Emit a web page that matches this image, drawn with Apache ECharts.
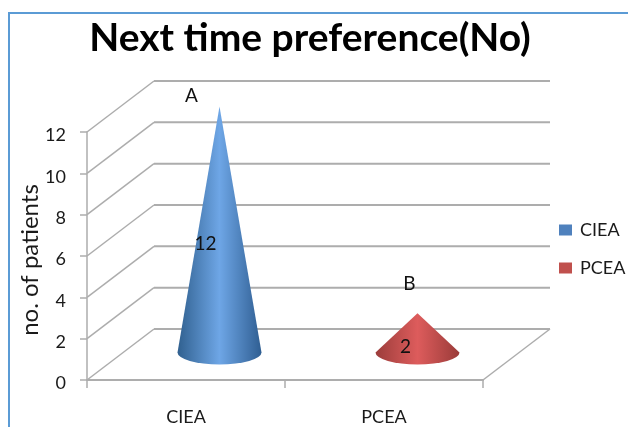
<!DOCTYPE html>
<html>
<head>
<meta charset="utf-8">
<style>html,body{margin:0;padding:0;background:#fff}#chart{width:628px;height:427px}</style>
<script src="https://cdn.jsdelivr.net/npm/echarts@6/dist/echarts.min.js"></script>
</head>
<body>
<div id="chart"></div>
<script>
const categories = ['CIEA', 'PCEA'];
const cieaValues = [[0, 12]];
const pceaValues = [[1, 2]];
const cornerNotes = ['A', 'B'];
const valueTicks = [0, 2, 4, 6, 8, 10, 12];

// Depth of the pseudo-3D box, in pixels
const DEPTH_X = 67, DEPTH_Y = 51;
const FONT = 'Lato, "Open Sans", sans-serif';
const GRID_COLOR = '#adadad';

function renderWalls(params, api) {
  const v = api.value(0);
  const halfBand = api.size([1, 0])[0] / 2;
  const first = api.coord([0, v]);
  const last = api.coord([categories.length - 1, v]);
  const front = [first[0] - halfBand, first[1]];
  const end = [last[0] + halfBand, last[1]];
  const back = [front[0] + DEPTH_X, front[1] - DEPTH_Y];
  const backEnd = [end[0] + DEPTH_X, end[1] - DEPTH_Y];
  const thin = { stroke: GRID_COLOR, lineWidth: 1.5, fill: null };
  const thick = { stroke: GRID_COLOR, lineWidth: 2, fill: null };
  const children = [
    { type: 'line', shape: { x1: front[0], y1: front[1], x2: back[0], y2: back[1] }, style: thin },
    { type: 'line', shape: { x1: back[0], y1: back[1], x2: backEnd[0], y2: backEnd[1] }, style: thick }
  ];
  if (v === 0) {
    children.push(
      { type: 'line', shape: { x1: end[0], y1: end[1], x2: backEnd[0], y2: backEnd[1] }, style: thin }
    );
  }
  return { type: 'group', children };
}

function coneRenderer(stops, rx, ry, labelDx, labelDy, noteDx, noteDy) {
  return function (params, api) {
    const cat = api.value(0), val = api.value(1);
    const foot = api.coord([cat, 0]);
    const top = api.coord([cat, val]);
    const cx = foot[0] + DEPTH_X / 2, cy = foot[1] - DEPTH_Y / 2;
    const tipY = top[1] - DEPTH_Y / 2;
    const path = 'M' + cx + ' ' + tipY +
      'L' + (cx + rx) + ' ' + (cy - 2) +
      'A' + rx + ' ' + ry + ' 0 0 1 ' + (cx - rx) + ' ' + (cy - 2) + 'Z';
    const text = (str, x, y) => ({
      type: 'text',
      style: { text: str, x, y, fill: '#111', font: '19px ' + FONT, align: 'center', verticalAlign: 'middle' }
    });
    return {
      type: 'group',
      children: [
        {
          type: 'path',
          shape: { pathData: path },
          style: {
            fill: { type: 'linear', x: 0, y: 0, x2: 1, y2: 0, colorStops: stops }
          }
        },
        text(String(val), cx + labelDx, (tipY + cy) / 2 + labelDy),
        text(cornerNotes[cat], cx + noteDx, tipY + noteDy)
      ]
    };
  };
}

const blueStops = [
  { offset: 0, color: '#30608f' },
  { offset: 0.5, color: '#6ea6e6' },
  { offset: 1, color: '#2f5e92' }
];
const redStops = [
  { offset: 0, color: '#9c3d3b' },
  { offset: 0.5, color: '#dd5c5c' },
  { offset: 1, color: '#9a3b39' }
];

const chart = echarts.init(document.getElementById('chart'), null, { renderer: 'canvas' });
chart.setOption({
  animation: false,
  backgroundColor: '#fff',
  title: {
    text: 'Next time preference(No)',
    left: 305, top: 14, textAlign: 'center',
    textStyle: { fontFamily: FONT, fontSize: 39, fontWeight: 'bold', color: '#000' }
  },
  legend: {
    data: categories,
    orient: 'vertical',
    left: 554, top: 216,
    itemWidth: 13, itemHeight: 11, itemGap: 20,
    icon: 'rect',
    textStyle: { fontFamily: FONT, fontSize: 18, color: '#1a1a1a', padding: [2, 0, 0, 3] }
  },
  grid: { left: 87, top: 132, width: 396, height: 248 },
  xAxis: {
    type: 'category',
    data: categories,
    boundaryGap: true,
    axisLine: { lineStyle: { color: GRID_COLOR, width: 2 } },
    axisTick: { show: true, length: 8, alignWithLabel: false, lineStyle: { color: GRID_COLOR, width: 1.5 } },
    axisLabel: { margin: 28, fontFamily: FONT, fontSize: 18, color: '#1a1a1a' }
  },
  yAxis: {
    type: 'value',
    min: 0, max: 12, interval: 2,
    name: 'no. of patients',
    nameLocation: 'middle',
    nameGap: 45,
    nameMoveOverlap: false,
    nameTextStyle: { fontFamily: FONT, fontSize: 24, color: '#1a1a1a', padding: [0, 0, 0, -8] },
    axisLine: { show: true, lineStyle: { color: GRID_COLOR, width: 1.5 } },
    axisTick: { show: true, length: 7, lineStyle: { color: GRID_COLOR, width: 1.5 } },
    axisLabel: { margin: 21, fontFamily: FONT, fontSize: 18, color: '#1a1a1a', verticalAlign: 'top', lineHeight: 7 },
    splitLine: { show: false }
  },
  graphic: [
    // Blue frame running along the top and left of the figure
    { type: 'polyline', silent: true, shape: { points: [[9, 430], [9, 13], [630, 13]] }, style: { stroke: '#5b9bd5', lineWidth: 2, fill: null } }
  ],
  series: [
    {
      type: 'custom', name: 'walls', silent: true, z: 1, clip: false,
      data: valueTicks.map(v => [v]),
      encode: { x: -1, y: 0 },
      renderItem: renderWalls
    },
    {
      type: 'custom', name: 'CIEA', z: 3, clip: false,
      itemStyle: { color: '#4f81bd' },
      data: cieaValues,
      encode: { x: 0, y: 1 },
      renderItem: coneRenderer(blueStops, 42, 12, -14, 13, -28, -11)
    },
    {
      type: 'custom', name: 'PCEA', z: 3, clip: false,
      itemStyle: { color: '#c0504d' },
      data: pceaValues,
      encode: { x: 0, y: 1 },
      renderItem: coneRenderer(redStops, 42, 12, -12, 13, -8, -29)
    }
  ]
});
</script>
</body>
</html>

___

### WRITTEN PROBLEM
Repeat the material above word for word and skip every image in it.

### EXERCISE ANSWER
Emit a web page that matches this image, drawn with Apache ECharts.
<!DOCTYPE html>
<html>
<head>
<meta charset="utf-8">
<style>html,body{margin:0;padding:0;background:#fff}#chart{width:628px;height:427px}</style>
<script src="https://cdn.jsdelivr.net/npm/echarts@6/dist/echarts.min.js"></script>
</head>
<body>
<div id="chart"></div>
<script>
const categories = ['CIEA', 'PCEA'];
const cieaValues = [[0, 12]];
const pceaValues = [[1, 2]];
const cornerNotes = ['A', 'B'];
const valueTicks = [0, 2, 4, 6, 8, 10, 12];

// Depth of the pseudo-3D box, in pixels
const DEPTH_X = 67, DEPTH_Y = 51;
const FONT = 'Lato, "Open Sans", sans-serif';
const GRID_COLOR = '#adadad';

function renderWalls(params, api) {
  const v = api.value(0);
  const halfBand = api.size([1, 0])[0] / 2;
  const first = api.coord([0, v]);
  const last = api.coord([categories.length - 1, v]);
  const front = [first[0] - halfBand, first[1]];
  const end = [last[0] + halfBand, last[1]];
  const back = [front[0] + DEPTH_X, front[1] - DEPTH_Y];
  const backEnd = [end[0] + DEPTH_X, end[1] - DEPTH_Y];
  const thin = { stroke: GRID_COLOR, lineWidth: 1.5, fill: null };
  const thick = { stroke: GRID_COLOR, lineWidth: 2, fill: null };
  const children = [
    { type: 'line', shape: { x1: front[0], y1: front[1], x2: back[0], y2: back[1] }, style: thin },
    { type: 'line', shape: { x1: back[0], y1: back[1], x2: backEnd[0], y2: backEnd[1] }, style: thick }
  ];
  if (v === 0) {
    children.push(
      { type: 'line', shape: { x1: end[0], y1: end[1], x2: backEnd[0], y2: backEnd[1] }, style: thin }
    );
  }
  return { type: 'group', children };
}

function coneRenderer(stops, rx, ry, labelDx, labelDy, noteDx, noteDy) {
  return function (params, api) {
    const cat = api.value(0), val = api.value(1);
    const foot = api.coord([cat, 0]);
    const top = api.coord([cat, val]);
    const cx = foot[0] + DEPTH_X / 2, cy = foot[1] - DEPTH_Y / 2;
    const tipY = top[1] - DEPTH_Y / 2;
    const path = 'M' + cx + ' ' + tipY +
      'L' + (cx + rx) + ' ' + (cy - 2) +
      'A' + rx + ' ' + ry + ' 0 0 1 ' + (cx - rx) + ' ' + (cy - 2) + 'Z';
    const text = (str, x, y) => ({
      type: 'text',
      style: { text: str, x, y, fill: '#111', font: '19px ' + FONT, align: 'center', verticalAlign: 'middle' }
    });
    return {
      type: 'group',
      children: [
        {
          type: 'path',
          shape: { pathData: path },
          style: {
            fill: { type: 'linear', x: 0, y: 0, x2: 1, y2: 0, colorStops: stops }
          }
        },
        text(String(val), cx + labelDx, (tipY + cy) / 2 + labelDy),
        text(cornerNotes[cat], cx + noteDx, tipY + noteDy)
      ]
    };
  };
}

const blueStops = [
  { offset: 0, color: '#30608f' },
  { offset: 0.5, color: '#6ea6e6' },
  { offset: 1, color: '#2f5e92' }
];
const redStops = [
  { offset: 0, color: '#9c3d3b' },
  { offset: 0.5, color: '#dd5c5c' },
  { offset: 1, color: '#9a3b39' }
];

const chart = echarts.init(document.getElementById('chart'), null, { renderer: 'canvas' });
chart.setOption({
  animation: false,
  backgroundColor: '#fff',
  title: {
    text: 'Next time preference(No)',
    left: 305, top: 14, textAlign: 'center',
    textStyle: { fontFamily: FONT, fontSize: 39, fontWeight: 'bold', color: '#000' }
  },
  legend: {
    data: categories,
    orient: 'vertical',
    left: 554, top: 216,
    itemWidth: 13, itemHeight: 11, itemGap: 20,
    icon: 'rect',
    textStyle: { fontFamily: FONT, fontSize: 18, color: '#1a1a1a', padding: [2, 0, 0, 3] }
  },
  grid: { left: 87, top: 132, width: 396, height: 248 },
  xAxis: {
    type: 'category',
    data: categories,
    boundaryGap: true,
    axisLine: { lineStyle: { color: GRID_COLOR, width: 2 } },
    axisTick: { show: true, length: 8, alignWithLabel: false, lineStyle: { color: GRID_COLOR, width: 1.5 } },
    axisLabel: { margin: 28, fontFamily: FONT, fontSize: 18, color: '#1a1a1a' }
  },
  yAxis: {
    type: 'value',
    min: 0, max: 12, interval: 2,
    name: 'no. of patients',
    nameLocation: 'middle',
    nameGap: 45,
    nameMoveOverlap: false,
    nameTextStyle: { fontFamily: FONT, fontSize: 24, color: '#1a1a1a', padding: [0, 0, 0, -8] },
    axisLine: { show: true, lineStyle: { color: GRID_COLOR, width: 1.5 } },
    axisTick: { show: true, length: 7, lineStyle: { color: GRID_COLOR, width: 1.5 } },
    axisLabel: { margin: 21, fontFamily: FONT, fontSize: 18, color: '#1a1a1a', verticalAlign: 'top', lineHeight: 7 },
    splitLine: { show: false }
  },
  graphic: [
    // Blue frame running along the top and left of the figure
    { type: 'polyline', silent: true, shape: { points: [[9, 430], [9, 13], [630, 13]] }, style: { stroke: '#5b9bd5', lineWidth: 2, fill: null } }
  ],
  series: [
    {
      type: 'custom', name: 'walls', silent: true, z: 1, clip: false,
      data: valueTicks.map(v => [v]),
      encode: { x: -1, y: 0 },
      renderItem: renderWalls
    },
    {
      type: 'custom', name: 'CIEA', z: 3, clip: false,
      itemStyle: { color: '#4f81bd' },
      data: cieaValues,
      encode: { x: 0, y: 1 },
      renderItem: coneRenderer(blueStops, 42, 12, -14, 13, -28, -11)
    },
    {
      type: 'custom', name: 'PCEA', z: 3, clip: false,
      itemStyle: { color: '#c0504d' },
      data: pceaValues,
      encode: { x: 0, y: 1 },
      renderItem: coneRenderer(redStops, 42, 12, -12, 13, -8, -29)
    }
  ]
});
</script>
</body>
</html>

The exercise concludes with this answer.